* EXERCISE GOAL *
Reproduce every entry exactly, without alteration.

* AVAILABLE RECORDS *
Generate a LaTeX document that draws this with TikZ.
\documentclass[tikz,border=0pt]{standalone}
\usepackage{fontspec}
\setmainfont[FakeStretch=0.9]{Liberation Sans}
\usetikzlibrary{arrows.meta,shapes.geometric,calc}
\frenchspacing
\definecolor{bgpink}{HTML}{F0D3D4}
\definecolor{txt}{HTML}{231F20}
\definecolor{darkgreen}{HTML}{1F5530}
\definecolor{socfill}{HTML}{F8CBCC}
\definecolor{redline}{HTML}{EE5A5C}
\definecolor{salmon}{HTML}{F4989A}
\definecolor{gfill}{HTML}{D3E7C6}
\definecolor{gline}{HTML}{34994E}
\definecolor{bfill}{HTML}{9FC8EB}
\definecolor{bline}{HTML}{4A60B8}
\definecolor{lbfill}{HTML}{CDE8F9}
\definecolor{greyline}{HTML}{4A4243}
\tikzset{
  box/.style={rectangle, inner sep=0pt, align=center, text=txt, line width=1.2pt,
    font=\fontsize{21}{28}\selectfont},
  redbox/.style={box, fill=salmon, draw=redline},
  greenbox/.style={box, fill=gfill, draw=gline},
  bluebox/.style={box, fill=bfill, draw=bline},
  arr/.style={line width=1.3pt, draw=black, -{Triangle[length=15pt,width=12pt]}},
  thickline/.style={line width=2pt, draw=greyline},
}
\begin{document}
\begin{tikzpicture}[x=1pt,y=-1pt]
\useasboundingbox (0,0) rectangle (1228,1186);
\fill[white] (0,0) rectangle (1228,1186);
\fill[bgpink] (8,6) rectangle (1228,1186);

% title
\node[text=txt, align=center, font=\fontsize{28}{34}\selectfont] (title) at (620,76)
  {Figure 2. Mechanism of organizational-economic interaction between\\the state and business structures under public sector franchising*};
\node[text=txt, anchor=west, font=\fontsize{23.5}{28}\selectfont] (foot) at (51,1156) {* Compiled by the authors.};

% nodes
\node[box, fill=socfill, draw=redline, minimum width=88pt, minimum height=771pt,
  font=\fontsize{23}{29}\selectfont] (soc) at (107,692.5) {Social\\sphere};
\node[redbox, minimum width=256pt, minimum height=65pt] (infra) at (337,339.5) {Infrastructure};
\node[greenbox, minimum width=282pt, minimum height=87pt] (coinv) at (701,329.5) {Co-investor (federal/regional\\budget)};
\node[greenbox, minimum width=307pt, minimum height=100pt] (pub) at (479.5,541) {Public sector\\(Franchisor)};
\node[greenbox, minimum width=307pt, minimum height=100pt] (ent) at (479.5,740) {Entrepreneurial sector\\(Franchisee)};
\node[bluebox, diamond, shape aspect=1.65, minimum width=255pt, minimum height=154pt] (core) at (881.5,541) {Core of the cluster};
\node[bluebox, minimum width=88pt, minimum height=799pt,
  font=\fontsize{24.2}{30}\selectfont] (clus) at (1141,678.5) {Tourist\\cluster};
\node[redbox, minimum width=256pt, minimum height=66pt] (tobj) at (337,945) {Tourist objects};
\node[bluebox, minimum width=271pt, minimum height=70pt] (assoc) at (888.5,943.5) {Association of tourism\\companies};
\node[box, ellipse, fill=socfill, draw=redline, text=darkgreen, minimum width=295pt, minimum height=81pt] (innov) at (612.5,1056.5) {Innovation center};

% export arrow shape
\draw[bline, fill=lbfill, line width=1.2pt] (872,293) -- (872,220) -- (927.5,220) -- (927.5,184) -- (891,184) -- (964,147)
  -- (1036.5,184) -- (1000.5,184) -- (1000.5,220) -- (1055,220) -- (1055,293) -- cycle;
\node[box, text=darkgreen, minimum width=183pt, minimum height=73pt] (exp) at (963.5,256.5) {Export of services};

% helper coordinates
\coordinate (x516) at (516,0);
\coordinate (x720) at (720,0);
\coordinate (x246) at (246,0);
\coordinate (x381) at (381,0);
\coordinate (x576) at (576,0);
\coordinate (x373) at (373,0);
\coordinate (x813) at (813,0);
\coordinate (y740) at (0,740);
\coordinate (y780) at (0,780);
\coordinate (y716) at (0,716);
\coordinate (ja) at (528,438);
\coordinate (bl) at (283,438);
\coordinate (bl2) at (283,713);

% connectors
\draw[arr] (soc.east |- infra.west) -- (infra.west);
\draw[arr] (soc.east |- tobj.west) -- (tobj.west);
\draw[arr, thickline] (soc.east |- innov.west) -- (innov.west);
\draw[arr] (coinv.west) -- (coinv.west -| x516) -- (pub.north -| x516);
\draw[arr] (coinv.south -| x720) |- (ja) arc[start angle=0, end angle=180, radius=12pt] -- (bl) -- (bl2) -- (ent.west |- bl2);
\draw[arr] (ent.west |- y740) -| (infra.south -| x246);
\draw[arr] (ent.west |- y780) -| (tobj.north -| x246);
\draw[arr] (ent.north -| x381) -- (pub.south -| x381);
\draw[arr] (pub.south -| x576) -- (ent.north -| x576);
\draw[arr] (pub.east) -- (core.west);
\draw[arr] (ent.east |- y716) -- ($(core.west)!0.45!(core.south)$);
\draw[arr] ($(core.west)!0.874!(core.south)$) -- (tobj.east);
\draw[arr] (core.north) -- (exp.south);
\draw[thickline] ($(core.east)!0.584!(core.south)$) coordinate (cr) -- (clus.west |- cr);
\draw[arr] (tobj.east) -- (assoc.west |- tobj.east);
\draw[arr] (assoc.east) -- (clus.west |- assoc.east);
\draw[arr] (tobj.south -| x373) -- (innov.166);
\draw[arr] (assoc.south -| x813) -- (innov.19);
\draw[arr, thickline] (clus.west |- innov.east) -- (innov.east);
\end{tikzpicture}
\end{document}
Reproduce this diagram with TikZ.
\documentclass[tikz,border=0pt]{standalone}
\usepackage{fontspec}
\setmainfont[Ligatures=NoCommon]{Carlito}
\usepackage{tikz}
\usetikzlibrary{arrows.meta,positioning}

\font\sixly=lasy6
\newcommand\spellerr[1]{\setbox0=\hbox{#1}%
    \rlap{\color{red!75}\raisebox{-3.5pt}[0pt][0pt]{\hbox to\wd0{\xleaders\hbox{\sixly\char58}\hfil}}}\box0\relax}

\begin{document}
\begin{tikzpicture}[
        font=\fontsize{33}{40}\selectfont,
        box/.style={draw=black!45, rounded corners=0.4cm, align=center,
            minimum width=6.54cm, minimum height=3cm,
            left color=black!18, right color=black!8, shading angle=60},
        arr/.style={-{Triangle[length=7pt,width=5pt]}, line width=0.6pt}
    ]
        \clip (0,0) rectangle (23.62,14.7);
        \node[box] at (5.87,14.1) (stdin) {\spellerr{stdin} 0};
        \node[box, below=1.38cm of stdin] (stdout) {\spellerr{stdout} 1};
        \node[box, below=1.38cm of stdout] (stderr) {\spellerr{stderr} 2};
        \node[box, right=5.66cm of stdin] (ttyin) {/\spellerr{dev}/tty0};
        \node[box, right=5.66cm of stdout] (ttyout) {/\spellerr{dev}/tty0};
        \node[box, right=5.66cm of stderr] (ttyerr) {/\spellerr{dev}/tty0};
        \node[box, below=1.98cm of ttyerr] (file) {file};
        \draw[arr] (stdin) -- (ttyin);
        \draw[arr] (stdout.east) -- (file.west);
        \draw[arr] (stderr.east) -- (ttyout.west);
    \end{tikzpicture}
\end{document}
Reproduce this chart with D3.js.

* ANSWER TO THIS TASK *
Generate a LaTeX document that draws this with TikZ.
\documentclass[tikz,border=0pt]{standalone}
\usepackage{fontspec}
\setmainfont[FakeStretch=0.9]{Liberation Sans}
\usetikzlibrary{arrows.meta,shapes.geometric,calc}
\frenchspacing
\definecolor{bgpink}{HTML}{F0D3D4}
\definecolor{txt}{HTML}{231F20}
\definecolor{darkgreen}{HTML}{1F5530}
\definecolor{socfill}{HTML}{F8CBCC}
\definecolor{redline}{HTML}{EE5A5C}
\definecolor{salmon}{HTML}{F4989A}
\definecolor{gfill}{HTML}{D3E7C6}
\definecolor{gline}{HTML}{34994E}
\definecolor{bfill}{HTML}{9FC8EB}
\definecolor{bline}{HTML}{4A60B8}
\definecolor{lbfill}{HTML}{CDE8F9}
\definecolor{greyline}{HTML}{4A4243}
\tikzset{
  box/.style={rectangle, inner sep=0pt, align=center, text=txt, line width=1.2pt,
    font=\fontsize{21}{28}\selectfont},
  redbox/.style={box, fill=salmon, draw=redline},
  greenbox/.style={box, fill=gfill, draw=gline},
  bluebox/.style={box, fill=bfill, draw=bline},
  arr/.style={line width=1.3pt, draw=black, -{Triangle[length=15pt,width=12pt]}},
  thickline/.style={line width=2pt, draw=greyline},
}
\begin{document}
\begin{tikzpicture}[x=1pt,y=-1pt]
\useasboundingbox (0,0) rectangle (1228,1186);
\fill[white] (0,0) rectangle (1228,1186);
\fill[bgpink] (8,6) rectangle (1228,1186);

% title
\node[text=txt, align=center, font=\fontsize{28}{34}\selectfont] (title) at (620,76)
  {Figure 2. Mechanism of organizational-economic interaction between\\the state and business structures under public sector franchising*};
\node[text=txt, anchor=west, font=\fontsize{23.5}{28}\selectfont] (foot) at (51,1156) {* Compiled by the authors.};

% nodes
\node[box, fill=socfill, draw=redline, minimum width=88pt, minimum height=771pt,
  font=\fontsize{23}{29}\selectfont] (soc) at (107,692.5) {Social\\sphere};
\node[redbox, minimum width=256pt, minimum height=65pt] (infra) at (337,339.5) {Infrastructure};
\node[greenbox, minimum width=282pt, minimum height=87pt] (coinv) at (701,329.5) {Co-investor (federal/regional\\budget)};
\node[greenbox, minimum width=307pt, minimum height=100pt] (pub) at (479.5,541) {Public sector\\(Franchisor)};
\node[greenbox, minimum width=307pt, minimum height=100pt] (ent) at (479.5,740) {Entrepreneurial sector\\(Franchisee)};
\node[bluebox, diamond, shape aspect=1.65, minimum width=255pt, minimum height=154pt] (core) at (881.5,541) {Core of the cluster};
\node[bluebox, minimum width=88pt, minimum height=799pt,
  font=\fontsize{24.2}{30}\selectfont] (clus) at (1141,678.5) {Tourist\\cluster};
\node[redbox, minimum width=256pt, minimum height=66pt] (tobj) at (337,945) {Tourist objects};
\node[bluebox, minimum width=271pt, minimum height=70pt] (assoc) at (888.5,943.5) {Association of tourism\\companies};
\node[box, ellipse, fill=socfill, draw=redline, text=darkgreen, minimum width=295pt, minimum height=81pt] (innov) at (612.5,1056.5) {Innovation center};

% export arrow shape
\draw[bline, fill=lbfill, line width=1.2pt] (872,293) -- (872,220) -- (927.5,220) -- (927.5,184) -- (891,184) -- (964,147)
  -- (1036.5,184) -- (1000.5,184) -- (1000.5,220) -- (1055,220) -- (1055,293) -- cycle;
\node[box, text=darkgreen, minimum width=183pt, minimum height=73pt] (exp) at (963.5,256.5) {Export of services};

% helper coordinates
\coordinate (x516) at (516,0);
\coordinate (x720) at (720,0);
\coordinate (x246) at (246,0);
\coordinate (x381) at (381,0);
\coordinate (x576) at (576,0);
\coordinate (x373) at (373,0);
\coordinate (x813) at (813,0);
\coordinate (y740) at (0,740);
\coordinate (y780) at (0,780);
\coordinate (y716) at (0,716);
\coordinate (ja) at (528,438);
\coordinate (bl) at (283,438);
\coordinate (bl2) at (283,713);

% connectors
\draw[arr] (soc.east |- infra.west) -- (infra.west);
\draw[arr] (soc.east |- tobj.west) -- (tobj.west);
\draw[arr, thickline] (soc.east |- innov.west) -- (innov.west);
\draw[arr] (coinv.west) -- (coinv.west -| x516) -- (pub.north -| x516);
\draw[arr] (coinv.south -| x720) |- (ja) arc[start angle=0, end angle=180, radius=12pt] -- (bl) -- (bl2) -- (ent.west |- bl2);
\draw[arr] (ent.west |- y740) -| (infra.south -| x246);
\draw[arr] (ent.west |- y780) -| (tobj.north -| x246);
\draw[arr] (ent.north -| x381) -- (pub.south -| x381);
\draw[arr] (pub.south -| x576) -- (ent.north -| x576);
\draw[arr] (pub.east) -- (core.west);
\draw[arr] (ent.east |- y716) -- ($(core.west)!0.45!(core.south)$);
\draw[arr] ($(core.west)!0.874!(core.south)$) -- (tobj.east);
\draw[arr] (core.north) -- (exp.south);
\draw[thickline] ($(core.east)!0.584!(core.south)$) coordinate (cr) -- (clus.west |- cr);
\draw[arr] (tobj.east) -- (assoc.west |- tobj.east);
\draw[arr] (assoc.east) -- (clus.west |- assoc.east);
\draw[arr] (tobj.south -| x373) -- (innov.166);
\draw[arr] (assoc.south -| x813) -- (innov.19);
\draw[arr, thickline] (clus.west |- innov.east) -- (innov.east);
\end{tikzpicture}
\end{document}
Reproduce this diagram with TikZ.
\documentclass[tikz,border=0pt]{standalone}
\usepackage{fontspec}
\setmainfont[Ligatures=NoCommon]{Carlito}
\usepackage{tikz}
\usetikzlibrary{arrows.meta,positioning}

\font\sixly=lasy6
\newcommand\spellerr[1]{\setbox0=\hbox{#1}%
    \rlap{\color{red!75}\raisebox{-3.5pt}[0pt][0pt]{\hbox to\wd0{\xleaders\hbox{\sixly\char58}\hfil}}}\box0\relax}

\begin{document}
\begin{tikzpicture}[
        font=\fontsize{33}{40}\selectfont,
        box/.style={draw=black!45, rounded corners=0.4cm, align=center,
            minimum width=6.54cm, minimum height=3cm,
            left color=black!18, right color=black!8, shading angle=60},
        arr/.style={-{Triangle[length=7pt,width=5pt]}, line width=0.6pt}
    ]
        \clip (0,0) rectangle (23.62,14.7);
        \node[box] at (5.87,14.1) (stdin) {\spellerr{stdin} 0};
        \node[box, below=1.38cm of stdin] (stdout) {\spellerr{stdout} 1};
        \node[box, below=1.38cm of stdout] (stderr) {\spellerr{stderr} 2};
        \node[box, right=5.66cm of stdin] (ttyin) {/\spellerr{dev}/tty0};
        \node[box, right=5.66cm of stdout] (ttyout) {/\spellerr{dev}/tty0};
        \node[box, right=5.66cm of stderr] (ttyerr) {/\spellerr{dev}/tty0};
        \node[box, below=1.98cm of ttyerr] (file) {file};
        \draw[arr] (stdin) -- (ttyin);
        \draw[arr] (stdout.east) -- (file.west);
        \draw[arr] (stderr.east) -- (ttyout.west);
    \end{tikzpicture}
\end{document}
Reproduce this chart with D3.js.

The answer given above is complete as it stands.